Tonight I planned on making shrimp and salmon, because I had both. I thought I'd make them simply, with a Chinese bent, and bought bok choy, scallions, red pepper, some hot peppers, green beans, broccoli, daikon radish. I already have cilantro and a organic zucchini and yellow squash and spinach and garlic and ginger and the right spices. So I thought I'd make the fish and shrimp I had killed at my behest and put them on a bed of vegetables I'd killed. I would sing to them while I worked. I would thank them, not for the sacrifice they never volunteered for but for the pain they endured at my hand, and still ask them to make me and my family strong--if that would be possible, because it would demand a lot of forgiveness on their part.
And I bought those things, then got home and discovered that Madeleina would not be here for dinner because she has a class 60 miles away that won't end till 10 PM, and so I veered off course and decided to make hot sausages in a tomato sauce and serve a couple of them simply, over sauted spinach with a side salad. The other veggies were happy, the salad was not. So I've sung to try to ameliorate the pain, but I know I can never really do that. Nobody, nothing wants to suffer.
I will enjoy a couple of hot sausages that were once fantastic pigs with bright eyes and wonderful smiles and who trusted humans till we killed them. I will enjoy sauce made from tomatoes, garlic, oregano, majoram, vegetable stock, and a bit of cow milk parmesan cheese. I will keep singing and try to make that simple dish the best it can be so that I will be able to sleep despite the killing I caused and did.
I will try not to make it needless death and pain. And that is the difference between cooking and war: In war, the aggressors kill and do not have to care. I am sure that some do and I'm pretty sure--though I never had the courage to go to war so I cannot say for certain--that a lot of people who have killed in war have suffered for that later. But there is a difference, somehow, though it's pretty subtle, in killing to stay alive and killing to kill because someone said those people are your enemies. At the time, there cannot be much thought: You either kill or die. But the puppet masters are the ones deciding the fates of millions, whether it be the civil war, ww1, ww2, vietnam, syria, iraq, the upcoming war with Iran or North Korea or both.
I don't know if I'm making any sense here. I hate that we need to kill to stay alive. At the same time I hate it more that we live in a world where people kill and hurt other humans not to stay alive, but for selfish reasons. Somewhere in there there is a difference. I think, anyway.
PS: For those who want to know: I get really good hot and mild sausages. I poke about 10 holes with a sharp knife in each sausage, both sides, then put in water and boil to eliminate a lot of fat, which comes out as thick white scum. Then I drain and put them in the oven in a heavy skillet at low temp to brown. While I do that I make my tomato sauce: Fresh garlic, onions, scallions, tomatoes in olive oil. To that I add, when ready, a 32 ounce jar of organic tomato sauce--Just a marinara--then add my salt/pep/spices and cook. When the sausage is done in the oven--45 minutes at 250, very low, the tomato sauce is coming together (sorry to all the Italian grandmas out there who slaved for 5 hours!!!!! I've done that too but I'm just cooking for myself here!!!!), and I put the sausages in the tomato sauce. I add good quality parmesan cheese, and let it simmer half-an-hour. Then I will pull it off the fire, saute spinach in garlic and olive oil (just a touch), put that like a bed on the plate, pull two sausages and put them on that spinach, then put a couple of good spoonfuls of tomato sauce on that. Top with more parm and serve with a salad with simple lime juice--fresh--and I think you're done!
It's still killing things, no matter how good I make it sound and taste. Damnit!

2 comments:

Bill Freimuth said...

Well said, Peter. I've often thought about/grappled with the same. I always feel that vegetarians who choose to be so because they don't want to kill/cause pain to animals aren't being very mindful of what they do to plants.

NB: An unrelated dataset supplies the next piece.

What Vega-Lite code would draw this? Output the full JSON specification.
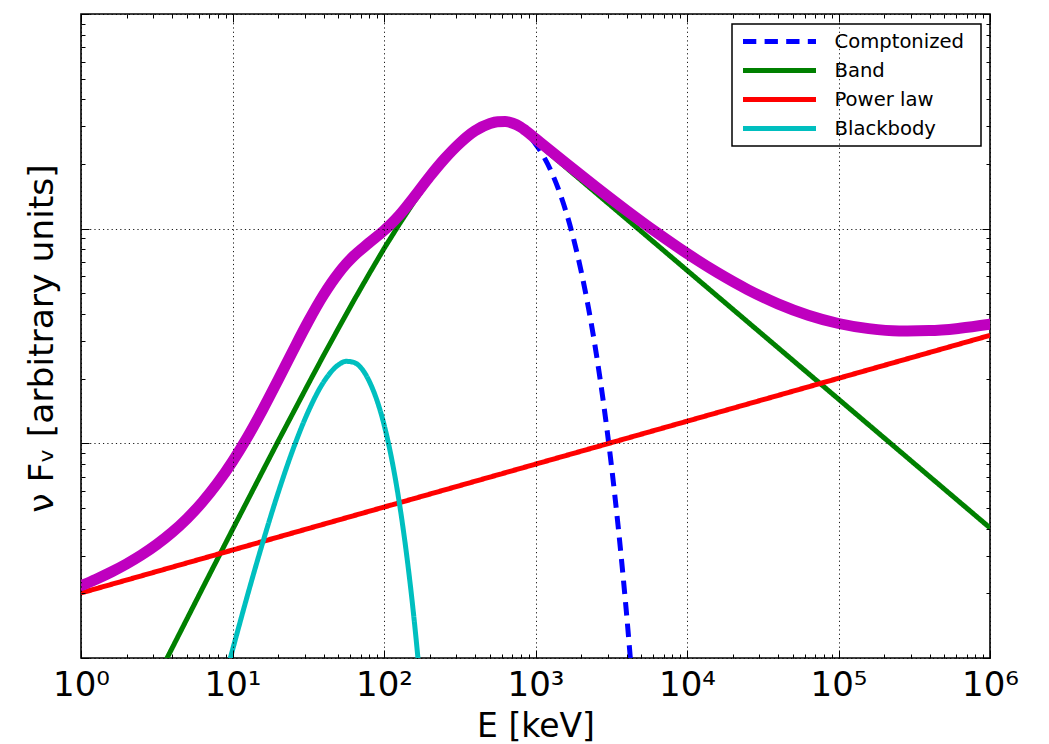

Of course, as one who believes in the consciousness of everything, I see even an all-mineral diet causing a kind of death and pain. I've come to terms with the horror of our necessity to eat. I try to be mindfully thankful. I'll remember to do some singing.

Unknown said...

I figured you just liked to cook... and eat... and write about it. Hadn't thought about the death part of it. Most of us are so disconnected from the actual killing part cooking and eating. We go the the store, buy stuff that's all neatly wrapped up, prep a meal in some way and either cook it up and eat it or eat it raw. Not eating isn't a good alternative if you want to stick around on the planet for more than a short while. Me, I choose sticking around. And it's good to be mindful and thankful. I wonder, is a lion thankful after a kill? Or to put it another way, is mindfulness a human trait... or is it universal?